■ WORK INSTRUCTIONS ■
Reproduce nothing but the lines from the start of the material through the line that includes "from matplotlib.legend_handler import", both ends included, and omit every picture.

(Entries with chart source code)
▽

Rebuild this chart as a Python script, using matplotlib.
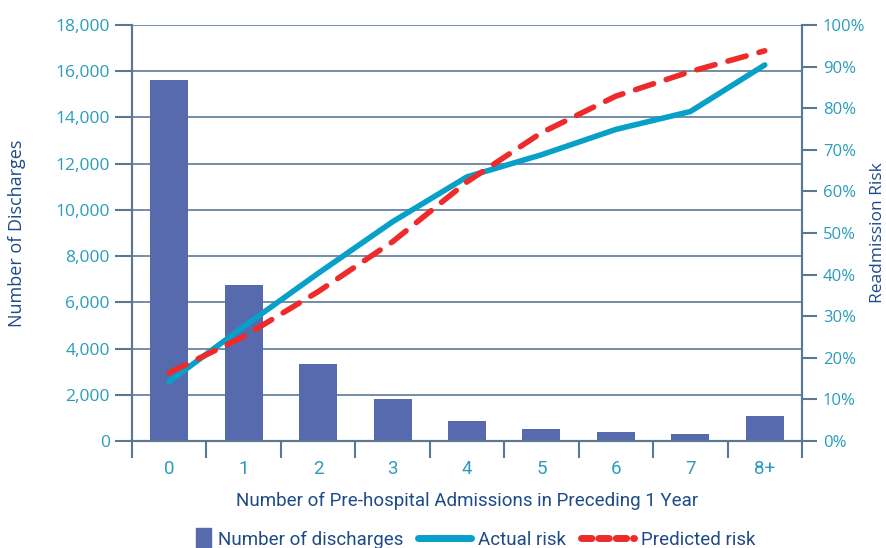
import matplotlib
matplotlib.use("Agg")
import matplotlib.pyplot as plt
from matplotlib.ticker import FuncFormatter, FixedLocator
from matplotlib.lines import Line2D
from matplotlib.patches import Patch, Rectangle
from matplotlib.legend_handler import HandlerPatch

categories = ["0", "1", "2", "3", "4", "5", "6", "7", "8+"]
discharges = [15600, 6750, 3350, 1800, 850, 500, 380, 320, 1100]
actual_risk = [14.3, 27.5, 40.3, 52.7, 63.5, 68.8, 74.9, 79.2, 90.4]
predicted_risk = [16.4, 25.1, 35.9, 47.9, 62.3, 74.1, 82.9, 88.8, 93.8]

BAR_C = "#566aad"
ACT_C = "#07a0c9"
PRED_C = "#ee2a2a"
TICK_C = "#2b9cbb"
LABEL_C = "#1f4a8a"
AXIS_C = "#5a7892"

cond = ["Roboto", "DejaVu Sans"]
plt.rcParams['font.family'] = ["Open Sans", "DejaVu Sans"]

fig = plt.figure(figsize=(8.87, 5.48), dpi=100)
ax = fig.add_axes([132/887, 1-441/548, (802-132)/887, (441-25)/548])
ax2 = ax.twinx()

x = list(range(len(categories)))
ax.bar(x, discharges, width=0.51, color=BAR_C, zorder=3)
ax.set_xlim(-0.5, len(categories)-0.5)
ax.set_ylim(0, 18000)
ax.set_yticks(range(0, 18001, 2000))
ax.yaxis.set_major_formatter(FuncFormatter(lambda v, p: f"{int(v):,}"))
ax.grid(axis='y', color="#5d7a94", linewidth=1.2, zorder=0)
ax.set_axisbelow(True)

ax.xaxis.set_major_locator(FixedLocator([i - 0.5 for i in range(len(categories)+1)]))
ax.xaxis.set_minor_locator(FixedLocator(x))
ax.set_xticklabels([], minor=False)
ax.set_xticklabels(categories, minor=True, family=cond, fontsize=13.5, color=TICK_C)
ax.tick_params(axis='x', which='major', length=12, width=1.5, color=AXIS_C, direction='out')
ax.tick_params(axis='x', which='minor', length=0, pad=14)
ax.tick_params(axis='y', length=12, width=1.5, color=AXIS_C, labelcolor=TICK_C, labelsize=12.5, pad=4)

ax2.plot(x, actual_risk, color=ACT_C, linewidth=4, solid_capstyle='round', solid_joinstyle='round', zorder=4)
ax2.plot(x, predicted_risk, color=PRED_C, linewidth=4, dashes=(3.4, 2.4), dash_capstyle='round', zorder=5)
ax2.set_ylim(0, 100)
ax2.set_yticks(range(0, 101, 10))
ax2.yaxis.set_major_formatter(FuncFormatter(lambda v, p: f"{int(v)}%"))
ax2.tick_params(axis='y', length=11, width=1.5, color=AXIS_C, labelcolor=TICK_C, labelsize=12, pad=4)

for a in (ax, ax2):
    a.spines['top'].set_visible(False)
    for s in ('left', 'right', 'bottom'):
        a.spines[s].set_color(AXIS_C)
        a.spines[s].set_linewidth(1.5)

ax.set_ylabel("Number of Discharges", color=LABEL_C, fontsize=13)
ax.yaxis.set_label_coords((26-132)/670, 0.5)
ax2.set_ylabel("Readmission Risk", color=LABEL_C, fontsize=12.5)
ax2.yaxis.set_label_coords((870-132)/670, 0.5)
ax.set_xlabel("Number of Pre-hospital Admissions in Preceding 1 Year", color=LABEL_C,
              fontsize=13.5, family=cond, labelpad=10)


def narrow_patch(legend, orig_handle, xdescent, ydescent, width, height, fontsize):
    w = 0.27 * width
    h = height * 1.35
    return Rectangle((-xdescent + width - w, -ydescent - (h - height) / 2), w, h)


handles = [Patch(color=BAR_C),
           Line2D([0], [0], color=ACT_C, linewidth=5, solid_capstyle='round'),
           Line2D([0], [0], color=PRED_C, linewidth=5, dashes=(1.5, 1.0), dash_capstyle='round')]
labels = ["Number of discharges", "Actual risk", "Predicted risk"]
fig.legend(handles, labels, loc='center', bbox_to_anchor=(457/887, 1-540/548), ncol=3,
           frameon=False, prop={'family': cond, 'size': 13.5}, labelcolor=LABEL_C,
           handlelength=2.8, handleheight=1.0, columnspacing=0.8, handletextpad=0.4,
           handler_map={Patch: HandlerPatch(patch_func=narrow_patch)})

fig.savefig("out.png", dpi=100)
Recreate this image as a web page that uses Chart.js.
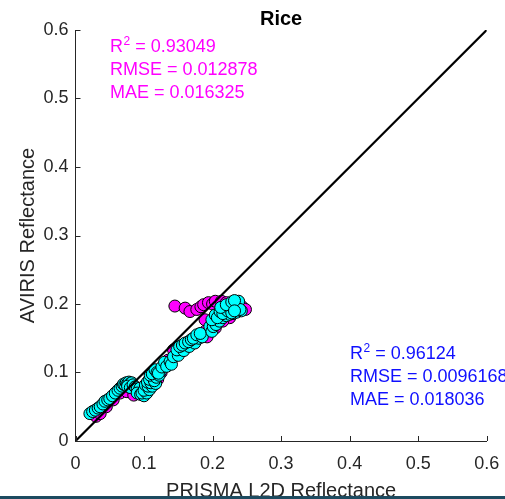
<!DOCTYPE html>
<html>
<head>
<meta charset="utf-8">
<script src="https://cdn.jsdelivr.net/npm/chart.js@4/dist/chart.umd.min.js"></script>
<style>
  html, body { margin: 0; padding: 0; background: #fff; }
  #wrap { position: relative; width: 505px; height: 499px; overflow: hidden; }
  #bar { position: absolute; left: 0; top: 496px; width: 505px; height: 3px; background: #1d4b60; }
</style>
</head>
<body>
<div id="wrap">
  <canvas id="c" width="505" height="499"></canvas>
  <div id="bar"></div>
</div>
<script>
const chartTitle = 'Rice';
const xAxisTitle = 'PRISMA L2D Reflectance';
const yAxisTitle = 'AVIRIS Reflectance';
const tickValues = [0, 0.1, 0.2, 0.3, 0.4, 0.5, 0.6];
const tickLabels = ['0', '0.1', '0.2', '0.3', '0.4', '0.5', '0.6'];

const magentaX = [0.030,0.036,0.045,0.055,0.065,0.075,0.085,0.092,0.100,0.110,0.120,0.125,0.135,0.143,0.150,0.160,0.170,0.180,0.189,0.192,0.200,0.204,0.189,0.145,0.160,0.167,0.177,0.183,0.187,0.194,0.200,0.204,0.213,0.220,0.228,0.236,0.243,0.248,0.225,0.215];
const magentaY = [0.036,0.040,0.050,0.060,0.070,0.072,0.067,0.072,0.078,0.085,0.090,0.100,0.118,0.133,0.135,0.140,0.148,0.155,0.160,0.152,0.170,0.165,0.177,0.197,0.194,0.189,0.192,0.196,0.199,0.202,0.200,0.204,0.204,0.202,0.200,0.198,0.196,0.192,0.180,0.175];

const cyanX = [0.021,0.025,0.029,0.033,0.036,0.040,0.043,0.047,0.050,0.054,0.058,0.062,0.065,0.068,0.070,0.072,0.074,0.076,0.078,0.080,0.082,0.076,0.080,0.084,0.087,0.090,0.094,0.090,0.095,0.100,0.097,0.104,0.100,0.108,0.102,0.106,0.112,0.105,0.110,0.108,0.117,0.115,0.109,0.118,0.112,0.122,0.116,0.124,0.119,0.121,0.126,0.130,0.133,0.138,0.140,0.143,0.150,0.148,0.158,0.152,0.166,0.156,0.160,0.174,0.165,0.169,0.180,0.172,0.177,0.185,0.182,0.196,0.199,0.201,0.205,0.210,0.199,0.215,0.204,0.220,0.207,0.225,0.211,0.230,0.215,0.235,0.218,0.242,0.222,0.212,0.226,0.228,0.220,0.233,0.236,0.228,0.238,0.240,0.232,0.232];
const cyanY = [0.040,0.043,0.045,0.048,0.050,0.054,0.058,0.060,0.062,0.066,0.070,0.074,0.077,0.080,0.083,0.082,0.085,0.084,0.086,0.084,0.085,0.080,0.078,0.082,0.079,0.076,0.077,0.070,0.068,0.066,0.070,0.070,0.074,0.075,0.082,0.080,0.080,0.086,0.085,0.090,0.084,0.088,0.096,0.093,0.098,0.096,0.104,0.102,0.100,0.099,0.108,0.115,0.109,0.116,0.112,0.123,0.125,0.133,0.132,0.138,0.138,0.140,0.143,0.143,0.145,0.148,0.150,0.150,0.155,0.152,0.157,0.167,0.160,0.167,0.170,0.175,0.177,0.180,0.184,0.183,0.180,0.185,0.189,0.186,0.186,0.188,0.194,0.190,0.190,0.195,0.199,0.187,0.199,0.201,0.195,0.203,0.204,0.192,0.205,0.190];

const diagX = [0, 0.6];
const diagY = [0, 0.6];

const magentaStats = ['R', '2', ' = 0.93049', 'RMSE = 0.012878', 'MAE = 0.016325'];
const blueStats = ['R', '2', ' = 0.96124', 'RMSE = 0.0096168', 'MAE = 0.018036'];

const toPts = (xs, ys) => xs.map((x, i) => ({ x: x, y: ys[i] }));

const FONT = '"Liberation Sans", Arial, Helvetica, sans-serif';
const AXIS_COLOR = '#262626';

const decorPlugin = {
  id: 'decor',
  afterDraw(chart) {
    const ctx = chart.ctx;
    const xs = chart.scales.x, ys = chart.scales.y;
    const ca = chart.chartArea;
    ctx.save();
    ctx.strokeStyle = AXIS_COLOR;
    ctx.lineWidth = 1;
    ctx.beginPath();
    tickValues.forEach(v => {
      const px = Math.round(xs.getPixelForValue(v)) + 0.5;
      ctx.moveTo(px, ca.bottom);
      ctx.lineTo(px, ca.bottom - 5);
      const py = Math.round(ys.getPixelForValue(v)) + 0.5;
      ctx.moveTo(ca.left, py);
      ctx.lineTo(ca.left + 5, py);
    });
    ctx.stroke();
    ctx.fillStyle = '#000';
    ctx.font = 'bold 20px ' + FONT;
    ctx.textAlign = 'center';
    ctx.textBaseline = 'alphabetic';
    ctx.fillText(chartTitle, (ca.left + ca.right) / 2, 25);
    const drawStats = (lines, color, x, y0) => {
      ctx.fillStyle = color;
      ctx.textAlign = 'left';
      ctx.font = '18px ' + FONT;
      ctx.fillText(lines[0], x, y0);
      const wR = ctx.measureText(lines[0]).width;
      ctx.font = '12px ' + FONT;
      ctx.fillText(lines[1], x + wR + 0.5, y0 - 7);
      const w2 = ctx.measureText(lines[1]).width;
      ctx.font = '18px ' + FONT;
      ctx.fillText(lines[2], x + wR + w2 + 0.5, y0);
      ctx.fillText(lines[3], x, y0 + 23);
      ctx.fillText(lines[4], x, y0 + 46);
    };
    drawStats(magentaStats, '#ff00ff', 110, 52);
    drawStats(blueStats, '#1010ff', 350, 359);
    ctx.restore();
  }
};

new Chart(document.getElementById('c'), {
  type: 'scatter',
  data: {
    datasets: [
      {
        label: 'diagonal',
        type: 'line',
        data: toPts(diagX, diagY),
        borderColor: '#000',
        borderWidth: 2.2,
        pointRadius: 0,
        fill: false,
        order: 0
      },
      {
        label: 'cyan',
        data: toPts(cyanX, cyanY),
        backgroundColor: '#00ffff',
        borderColor: '#000',
        borderWidth: 1,
        pointRadius: 6,
        order: 1
      },
      {
        label: 'magenta',
        data: toPts(magentaX, magentaY),
        backgroundColor: '#ff00ff',
        borderColor: '#000',
        borderWidth: 1,
        pointRadius: 6,
        order: 2
      }
    ]
  },
  options: {
    responsive: false,
    animation: false,
    events: [],
    layout: { padding: { top: 30, right: 18.3, bottom: 0, left: 0 } },
    plugins: {
      legend: { display: false },
      title: { display: false },
      tooltip: { enabled: false }
    },
    scales: {
      x: {
        type: 'linear',
        min: 0, max: 0.6,
        afterFit(s) { s.height = 58; s.paddingLeft = 0; s.paddingRight = 0; },
        afterBuildTicks(s) { s.ticks = tickValues.map(v => ({ value: v })); },
        grid: { display: true, drawOnChartArea: false, drawTicks: false },
        border: { display: true, color: AXIS_COLOR, width: 1 },
        ticks: {
          color: AXIS_COLOR,
          font: { family: FONT, size: 18 },
          padding: 12,
          maxRotation: 0,
          callback: (v, i) => tickLabels[i]
        },
        title: {
          display: true,
          text: xAxisTitle,
          color: AXIS_COLOR,
          font: { family: FONT, size: 20, lineHeight: 0.8 },
          padding: { top: 0, bottom: 0 }
        }
      },
      y: {
        type: 'linear',
        min: 0, max: 0.6,
        afterFit(s) { s.width = 75.5; s.paddingTop = 0; s.paddingBottom = 0; },
        afterBuildTicks(s) { s.ticks = tickValues.map(v => ({ value: v })); },
        grid: { display: true, drawOnChartArea: false, drawTicks: false },
        border: { display: true, color: AXIS_COLOR, width: 1 },
        ticks: {
          color: AXIS_COLOR,
          font: { family: FONT, size: 18 },
          padding: 7,
          callback: (v, i) => tickLabels[i]
        },
        title: {
          display: true,
          text: yAxisTitle,
          color: AXIS_COLOR,
          font: { family: FONT, size: 20, lineHeight: 1.2 },
          padding: { top: 16, bottom: 0 }
        }
      }
    }
  },
  plugins: [decorPlugin]
});
</script>
</body>
</html>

△

■ RESULT ■
Rebuild this chart as a Python script, using matplotlib.
import matplotlib
matplotlib.use("Agg")
import matplotlib.pyplot as plt
from matplotlib.ticker import FuncFormatter, FixedLocator
from matplotlib.lines import Line2D
from matplotlib.patches import Patch, Rectangle
from matplotlib.legend_handler import HandlerPatch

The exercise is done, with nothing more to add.